Recessions, job loses and education

I’ve been writing this blog for about a year now  — more than 200 posts. And I was thinking about that while running this morning. First, this does give me — and others like me — and outlet to write and comment on subjects that we wouldn’t have otherwise. Jay Rosen made that point during a conference at Kent State earlier in the fall. It’s the switch in media thinking to where I can develop content — and all I need is to be able to find an audience.

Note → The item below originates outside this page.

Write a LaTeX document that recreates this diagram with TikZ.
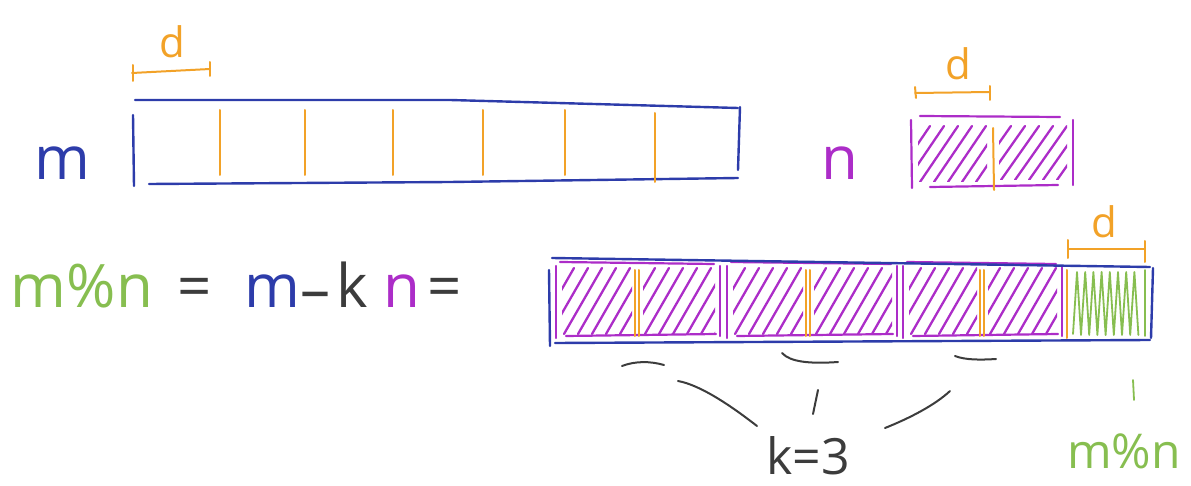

Previously a media outlet had total access to the “audience” — and the media guys and gals decided if they would pass along my content. I expect that this question of reaching an audience yourself or relying on traditional is now facing PR staffs more regularly as they recommend blogs and other forms of new media to enhance or replace more traditional communication tactics.

You can write it — but will anyone come to read it? I’m glad I don’t have a job hinging on the answer to that question.

Second, I don’t receive many comments on my posts. But those that I do receive add to the discussion, provide additional information or insights and/or raise questions or alternate viewpoints that are well worth considering. That strikes me as something newspapers, magazines, online aggregators — Huffington Post, etc. — haven’t really taken advantage of yet. The comments on most of those venues still strike me as essentially one-way postings. If writers/editors can figure out a way to expand those postings and comments into thoughtful discussions in big forums — The New York Times, for instance — then you’ll see a big change in journalism. And maybe journalists become discussion and thought leaders in addition to content providers — with others contributing to the story, give and take.

Anyway, what got me thinking about this was a comment I received from Tim Roberts, a friend and someone who I have gotten to know as a fellow faculty member at Kent State. Tim has a career background similar to mine spanning journalism, corporate public relations and education. I wrote yesterday about what people needed to consider if they lost their job. Tim added that it was important for people to update and enhance their skills. And that is absolutely correct — and a valuable addition to my points. I’m looking a lot at education issues these days — and there is a great need (but as usual not much funding) for life-long learning. And in these days of recession, education could well be the key to unlocking a job opportunity.

We’re in a tough recession now — one that isn’t going to end quickly or without some additional pain. The Wall Street Journal reported this morning (by subscription only) that companies announced just this week that they were cutting at least 33,000 more jobs — with big names like AT&T, DuPont and Avis getting into it now. And in total, the U.S. economy has lost 1.2 million jobs this year.

These workers are going to need some help — and maybe some luck — in finding new jobs. And in the meantime, Tim’s right: Many will need to return to the classroom to upgrade skills. I don’t know whether universities like Kent State have programs or resources to accommodate people who may quickly need to enhance skills or develop new ones. That may fall to the community colleges — like Cuyahoga Community College in Cleveland — that appear to be focusing more and more on both adult learners and at-risk young people. In any event, education at all levels is a way out of this mess — individually and as a nation.

And since I am writing about the recession and the economic meltdown facing us — caused in my view to a large extent by the ineptness of the Bush administration and the greed of the financial industry and mortgage brokers — I couldn’t let this item pass by.

It appears that Mr. and Mrs. W. have purchased a house in an exclusive and pricey area of Dallas. The Associated Press article doesn’t give a price — but says one home in the neighborhood is in the $32 million range. OK. Let’s assume that W. isn’t buying a “handyman special.”

Now here’s the rub. The article points out:

“The president is buying his post-White House home at a time of falling real estate prices and lowered mortgage interest rates.”

Yikes. Wonder who caused that? Oh, well. Timing is everything.


2 responses to “Recessions, job loses and education

  1. Good points. As a mid-career journalist (job is very secure, thank you very much), I have wrestled with how to stay ahead of the technology/change curve in my profession. And I absolutely think Kent’s j-school should lead the charge, not relegate the task to a community college. If the university wants to be among the state’s top journalism training institutions, then be it. For all ages, at all points in the career. Run a short course, run a seminar, run an online course. Kent has the technology, the expertise, the human intellect to do it. Don’t abdicate this opportunity. It could benefit the university long-term in terms of networking, philanthropy, good will, employers for undergrads, etc. Sign me up!

    • Susan — Thanks for your comments. And you really do raise good points about Kent State (and other universities) taking the lead here. It is an opportunity for the university — and for those who want and need to take classes. I am going to follow-up on this to see what resources are available. And I’m delighted to know your job is very secure. That’s the way it should be.